Go to Google.com today and instead of seeing the familiar “Google” type in the middle of the page, you’ll see Google has a large obstructing black rectangle over it’s name. For Google, going “black” is to protest the #Pipa and #Sopa bills going through congress right now. They both could inflict serious blows to internet freedom and have been likened to a crippling form of censorship that’s sure to adversely affect America’s open society and economy. For those who’ll miss it (though how anyone can not use Google everyday is beyond us :), then here’s a screenshot of Google wearing black today:
Of course, Google presents a call to action, which takes searchers to an info. page on Pipa and Sopa, and gives them a way to express disapproval for the two bills. Google has been in the middle of a censor ring match a few times in the past, most notably with China Censors V. Google, but one has to ask, Is Google black enough today?

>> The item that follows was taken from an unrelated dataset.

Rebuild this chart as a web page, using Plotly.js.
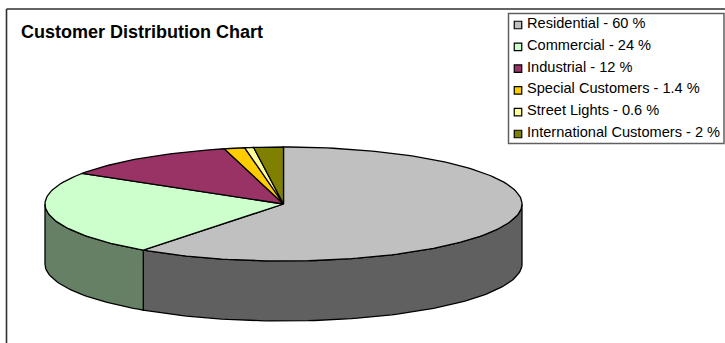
<!DOCTYPE html>
<html>
<head>
<meta charset="utf-8">
<script src="https://cdn.plot.ly/plotly-3.0.1.min.js"></script>
<style>html,body{margin:0;padding:0;background:#fff}#chart{width:725px;height:343px}</style>
</head>
<body>
<div id="chart"></div>
<script>
// Customer shares, in percent, clockwise from twelve o'clock
const categories = ['Residential', 'Commercial', 'Industrial', 'Special Customers', 'Street Lights', 'International Customers'];
const shares = [60, 24, 12, 1.4, 0.6, 2];
const topColors = ['#c0c0c0', '#ccffcc', '#993366', '#ffcc00', '#ffff99', '#808000'];
const wallColors = ['#606060', '#668066', '#4d1a33', '#806600', '#80804d', '#404000'];

// Pie geometry in page pixels; the axes run 1:1 with the page
const cx = 283.5, cy = 204, rx = 238.5, ry = 57, depth = 60;

const rim = (deg, drop) => {
  const a = deg * Math.PI / 180;
  return [cx + rx * Math.sin(a), cy - ry * Math.cos(a) + drop];
};
const arc = (from, to, drop) => {
  const n = Math.max(2, Math.ceil(Math.abs(to - from) / 1.5));
  const pts = [];
  for (let i = 0; i <= n; i++) pts.push(rim(from + (to - from) * i / n, drop));
  return pts;
};
const polygon = (pts, fill) => ({
  type: 'scatter', mode: 'lines', x: pts.map(p => p[0]), y: pts.map(p => p[1]),
  fill: 'toself', fillcolor: fill, line: {color: '#000', width: 1.3},
  hoverinfo: 'skip', showlegend: false
});

const traces = [];
const walls = [];
const faces = [];
let acc = 0;
shares.forEach((v, i) => {
  const start = acc * 3.6, end = (acc + v) * 3.6;
  acc += v;
  // Only the part of a slice facing the viewer (90 to 270 degrees) shows a wall
  const a = Math.max(start, 90), b = Math.min(end, 270);
  if (b > a) {
    const wall = arc(a, b, 0).concat(arc(b, a, depth));
    wall.push(wall[0]);
    walls.push(polygon(wall, wallColors[i]));
  }
  const face = [[cx, cy]].concat(arc(start, end, 0));
  face.push([cx, cy]);
  faces.push(polygon(face, topColors[i]));
});
traces.push(...walls, ...faces);

// Key: one square swatch per category, with its label as an annotation
const keyX = 518, keyY = 25, keyStep = 21.8;
traces.push({
  type: 'scatter', mode: 'markers',
  x: categories.map(() => keyX),
  y: categories.map((_, i) => keyY + i * keyStep),
  marker: {symbol: 'square', size: 7.5, color: topColors, line: {color: '#000', width: 1.2}},
  hoverinfo: 'skip', showlegend: false
});
const keyLabels = categories.map((c, i) => ({
  x: 525, y: keyY - 2 + i * keyStep, xref: 'x', yref: 'y',
  text: c + ' - ' + shares[i] + ' %', showarrow: false, xanchor: 'left', yanchor: 'middle',
  font: {family: 'Liberation Sans, Arial, sans-serif', size: 14.6, color: '#000'}
}));

const frameLine = {color: '#303030', width: 1.6};
const layout = {
  width: 725, height: 343,
  margin: {l: 0, r: 0, t: 0, b: 0},
  paper_bgcolor: '#fff', plot_bgcolor: '#fff',
  xaxis: {range: [0, 725], visible: false, fixedrange: true},
  yaxis: {range: [343, 0], visible: false, fixedrange: true},
  showlegend: false,
  shapes: [
    {type: 'line', x0: 6.5, x1: 725, y0: 9, y1: 9, line: frameLine, layer: 'below'},
    {type: 'line', x0: 6.5, x1: 6.5, y0: 9, y1: 343, line: frameLine, layer: 'below'},
    {type: 'rect', x0: 508.5, x1: 724, y0: 13.5, y1: 143.5, line: {color: '#606060', width: 1.5}, fillcolor: '#fff', layer: 'below'}
  ],
  annotations: [{
    x: 19, y: 32, xref: 'x', yref: 'y', text: '<b>Customer Distribution Chart</b>',
    showarrow: false, xanchor: 'left', yanchor: 'middle',
    font: {family: 'Liberation Sans, Arial, sans-serif', size: 18, color: '#000'}
  }].concat(keyLabels)
};
Plotly.newPlot('chart', traces, layout, {displayModeBar: false, staticPlot: true});
</script>
</body>
</html>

Look at others strong in the cause, like Wikipedia, who totally went offline today to protest Pipa and Sopa. Totally offline. How many of Google’s searches end up at Wikipedia anyway? And, how much more powerful would Google’s message be if they did shut down their search? But alas, here lies the difference between “for-profits,” like Google, and “non-profits” like Wikipedia.
The story doesn’t end there: We can’t just watch the larger interests rally for our freedom (what kind of freedom is that?!)–What are individuals doing to protest? Signing the petition? Going offline today? Writing a blog? Ignoring it? Taking the Sopa-Pipa side?